Budapest was liberated in January and February 1945. Grossmann became a member of the American Jewish Joint Distribution Committee and a co-chairman of the Hungarian Zionist Association. He became a director of the Budapest "Eretz-Israel" office. He also engaged with the reintegration of large numbers of returning refugees through the creation of 31 agricultural co-operatives and 50 commercial co-operatives. Sadly, however, the defeat of National Socialism had not put an end to race-based discrimination. The 1940s were a decade of on-going ethnic cleansing across much of central Europe. The problem now was not that Grossmann was Jewish, but that he was a mother-tongue German speaker. During 1949 he left Hungary.

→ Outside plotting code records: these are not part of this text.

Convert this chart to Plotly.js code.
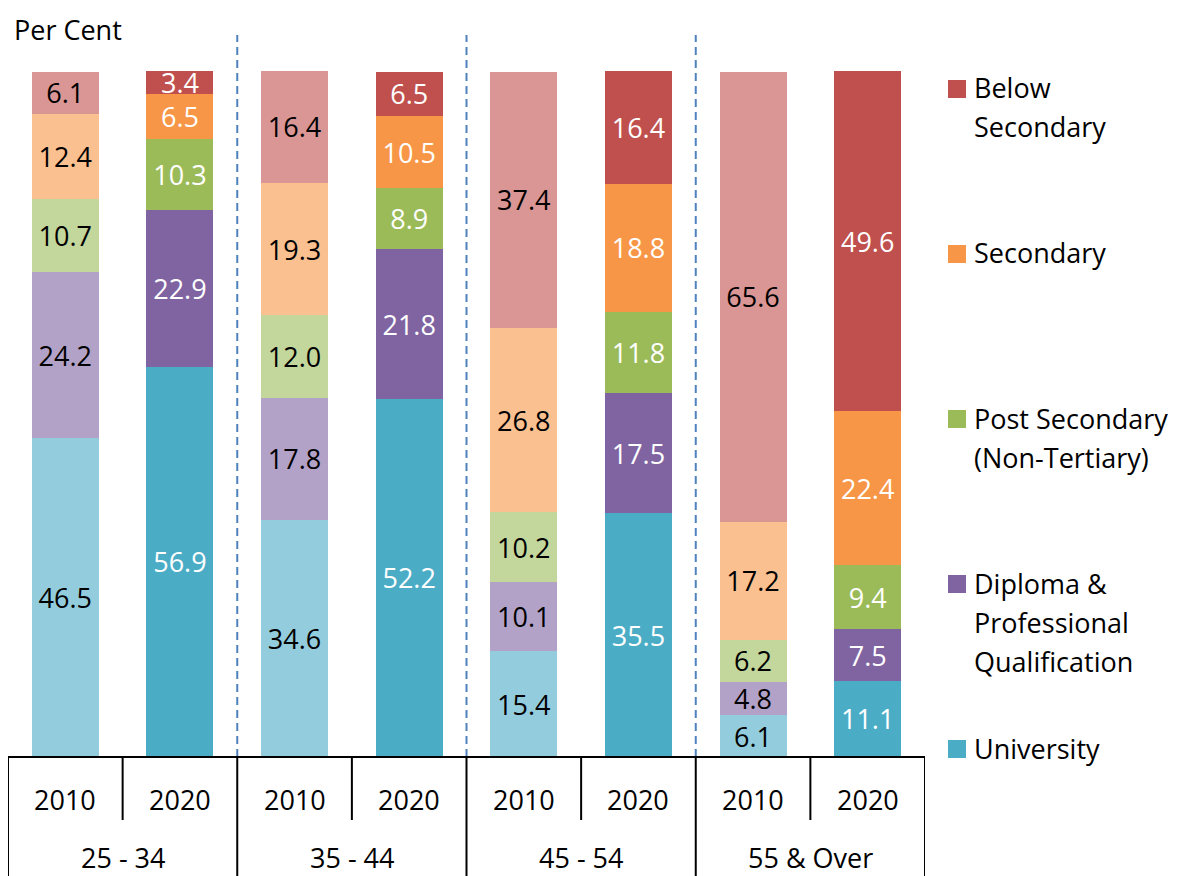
<!DOCTYPE html>
<html>
<head>
<meta charset="utf-8">
<script src="https://cdn.plot.ly/plotly-3.0.1.min.js"></script>
<style>html,body{margin:0;padding:0;background:#fff;}#chart{width:1181px;height:876px;}</style>
</head>
<body>
<div id="chart"></div>
<script>
// ---- data ----
const ageGroups = ['25 - 34', '35 - 44', '45 - 54', '55 & Over'];
const years = ['2010', '2020'];
const seriesNames = ['University', 'Diploma &<br>Professional<br>Qualification', 'Post Secondary<br>(Non-Tertiary)', 'Secondary', 'Below<br>Secondary'];
const university     = [46.5, 56.9, 34.6, 52.2, 15.4, 35.5, 6.1, 11.1];
const diploma        = [24.2, 22.9, 17.8, 21.8, 10.1, 17.5, 4.8, 7.5];
const postSecondary  = [10.7, 10.3, 12.0, 8.9, 10.2, 11.8, 6.2, 9.4];
const secondary      = [12.4, 6.5, 19.3, 10.5, 26.8, 18.8, 17.2, 22.4];
const belowSecondary = [6.1, 3.4, 16.4, 6.5, 37.4, 16.4, 65.6, 49.6];
const yAxisLabel = 'Per Cent';

// ---- style ----
const FONT = 'Open Sans, Noto Sans, sans-serif';
const FS = 27;
const darkColors  = ['#4BACC6', '#8064A2', '#9BBB59', '#F79646', '#C0504D'];
const lightColors = ['#93CDDD', '#B3A2C7', '#C3D69B', '#FAC090', '#D99694'];
const W = 1181, H = 876;
const L = 8, R = 925, T = 71, B = 757;
const px2x = p => (p - L) / (R - L);
const px2y = p => (B - p) / (B - T);

const allSeries = [university, diploma, postSecondary, secondary, belowSecondary];
const nBars = ageGroups.length * years.length;
const xIdx = [];
for (let i = 0; i < nBars; i++) xIdx.push(i);

const traces = allSeries.map((vals, s) => ({
  type: 'bar',
  x: xIdx,
  y: vals,
  name: seriesNames[s],
  text: vals.map(v => v.toFixed(1)),
  textposition: 'inside',
  insidetextanchor: 'middle',
  textangle: 0,
  constraintext: 'none',
  textfont: {family: FONT, size: FS, color: xIdx.map(i => (i % 2 === 0 ? '#000000' : '#FFFFFF'))},
  marker: {color: xIdx.map(i => (i % 2 === 0 ? lightColors[s] : darkColors[s])), line: {width: 0}},
  hoverinfo: 'skip',
  showlegend: false
}));

const shapes = [];
const annotations = [];
// dashed separators between age groups
for (let g = 1; g < ageGroups.length; g++) {
  const xb = g * years.length - 0.5;
  shapes.push({type: 'line', xref: 'x', yref: 'paper', x0: xb, x1: xb, y0: 0, y1: px2y(35),
    line: {color: '#4F81BD', width: 2, dash: '8px,5px'}});
}
// table lines
shapes.push({type: 'line', xref: 'x', yref: 'paper', x0: -0.5, x1: nBars - 0.5, y0: 0, y1: 0, line: {color: '#000', width: 2}});
for (let g = 0; g <= ageGroups.length; g++) {
  const xb = g * years.length - 0.5;
  shapes.push({type: 'line', xref: 'x', yref: 'paper', x0: xb, x1: xb, y0: 0, y1: px2y(880), line: {color: '#000', width: 2}});
}
for (let g = 0; g < ageGroups.length; g++) {
  const xb = g * years.length + 0.5;
  shapes.push({type: 'line', xref: 'x', yref: 'paper', x0: xb, x1: xb, y0: 0, y1: px2y(820), line: {color: '#000', width: 2}});
}
// year labels and group labels
xIdx.forEach(i => {
  annotations.push({xref: 'x', yref: 'paper', x: i, y: px2y(800), text: years[i % years.length],
    showarrow: false, xanchor: 'center', yanchor: 'middle', font: {family: FONT, size: FS, color: '#000'}});
});
ageGroups.forEach((g, k) => {
  annotations.push({xref: 'x', yref: 'paper', x: k * years.length + (years.length - 1) / 2, y: px2y(857), text: g,
    showarrow: false, xanchor: 'center', yanchor: 'middle', font: {family: FONT, size: FS, color: '#000'}});
});
// y label
annotations.push({xref: 'paper', yref: 'paper', x: px2x(12), y: px2y(30), text: yAxisLabel, showarrow: false,
  xanchor: 'left', yanchor: 'middle', font: {family: FONT, size: FS, color: '#000'}});

// custom legend (top to bottom: Below Secondary ... University)
const legendOrder = [4, 3, 2, 1, 0];
legendOrder.forEach((s, k) => {
  const yc = 88 + 165 * k;
  shapes.push({type: 'rect', xref: 'paper', yref: 'paper', x0: px2x(948), x1: px2x(966), y0: px2y(yc + 10), y1: px2y(yc - 8),
    fillcolor: darkColors[s], line: {width: 0}});
  seriesNames[s].split('<br>').forEach((line, j) => {
    annotations.push({xref: 'paper', yref: 'paper', x: px2x(972), y: px2y(yc + 39 * j), text: line, showarrow: false,
      xanchor: 'left', yanchor: 'middle', font: {family: FONT, size: FS, color: '#000'}});
  });
});

const layout = {
  width: W, height: H,
  margin: {l: L, r: W - R, t: T, b: H - B, pad: 0},
  paper_bgcolor: '#fff', plot_bgcolor: '#fff',
  barmode: 'stack', bargap: 0.415,
  uniformtext: {mode: 'show', minsize: FS},
  xaxis: {range: [-0.5, nBars - 0.5], visible: false, fixedrange: true},
  yaxis: {range: [0, 100], visible: false, fixedrange: true},
  shapes: shapes, annotations: annotations,
  showlegend: false,
  font: {family: FONT, size: FS}
};

Plotly.newPlot('chart', traces, layout, {staticPlot: true, displayModeBar: false});
</script>
</body>
</html>
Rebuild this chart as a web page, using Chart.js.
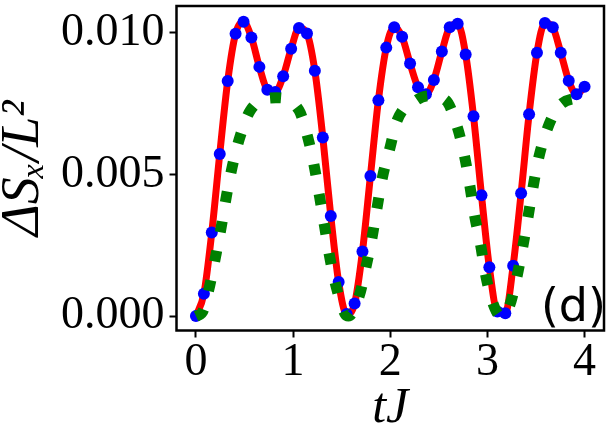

===Moving on and settling down ===
Between 1949 and 1951 Grossmann undertook lengthy stays in Paris and in the newly launched state of Israel. He became a member of the Kibbutz Ma'abarot till 1951. That was the year during which he settled in Geneva, where he would live for the next fifty-two years. On 24 July 1951 he married his second wife, fellow-Hungarian Vera Halasz. Back in Budapest during 1944 Halasz had been released back to her parents' home three days after being rounded up by a gang of policemen and quislings. Like unnumbered thousands of others, she had been released because she was able to show her captors a Swiss diplomatic letter of protection.

=== Swiss writer ===
Grossmann became editorial director of the Hungarian language Zionist magazine "Múlt és Jövo". He also served between 1951 and 1962 as editorial director of "Die Zukunft". Grossmann wrote several books, the most important of which was a resolute endorsement of his former mentor and now firm friend, Carl Lutz. The industrial-scale life-saving achievements of Carl Lutz were not immediately acknowledged by the Swiss authorities who in 1945, fearful of endangering the nation's much prized neutrality, merely reprimanded him for having exceeded his authority during his posting to Budapest. Carl Lutz would never achieve the widespread credit accorded to his Swedish colleague in Budapest, Raoul Wallenberg (possibly because, unlike Wallenburg, he did not "disappear"), but by the 1980s the scale of Lutz's wartime achievement, already recognised and celebrated in Israel, was beginning to become more widely known both in Switzerland and further afield. Much of the credit for that must go to Alexander Grossmann and his book "Nur das Gewissen. Carl Lutz und seine Budapester Aktion", published in Switzerland in 1986 (in German), and translated into Hungarian in 2003.